E si fa finta di dimenticare una enormità di ingiustizia che non data 7 ottobre 2023, ma che accompagna decenni della sofferenza palestinese. Afferma Levy: “Che dire delle centinaia e migliaia di palestinesi rapiti dalla Striscia di Gaza e dalla Cisgiordania; dei cosiddetti detenuti amministrativi, trattenuti senza processo; dei ‘combattenti illegali’ e dei lavoratori innocenti che sono stati catturati e di cui nessuno riporta il numero? Alcuni di loro, come minimo, sono detenuti in condizioni infernali.
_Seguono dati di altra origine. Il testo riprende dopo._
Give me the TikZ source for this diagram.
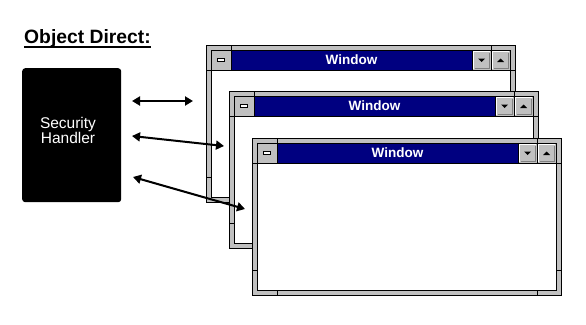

Anche loro hanno famiglie preoccupate che non hanno idea di cosa gli sia successo per 10 mesi; anche a loro vengono negate le visite del Comitato internazionale della Croce rossa. Questa settimana Sheren Falah Saab ha fatto un lavoro superlativo raccontando la storia di un palestinese di Gaza, Mohammad ‘Medo’ Halimy, un TikToker di 19 anni che è stato ucciso mentre andava a caricare il suo telefono. L’articolo è stato un raggio di luce nell’oscurità. Un palestinese morto a Gaza con un nome e un volto, grazie a TikTok e a Falah Saab. La storia di Medo provoca un groppo in gola, non meno del video di Eden Yerushalmi che Hamas ha diffuso questa settimana. È consentito” – conclude Levy – “dire queste cose nell’Israele di oggi?”. Ed è consentito, è la nostra chiosa finale, scriverne, parlarne, in Italia senza essere marchiati, dagli ultras di Netanyahu, di “antisemitismo”?

Ps: la riflessione di Gideon Levy è antecedente all’Aysenur Ezgi, la ventiseienne attivista internazionale di origine turca e passaporto americano uccisa da un soldato israeliani mentre difendeva la terra palestinese in Cisgiordania. Anche la sua morte, in Israele pesa come una piuma.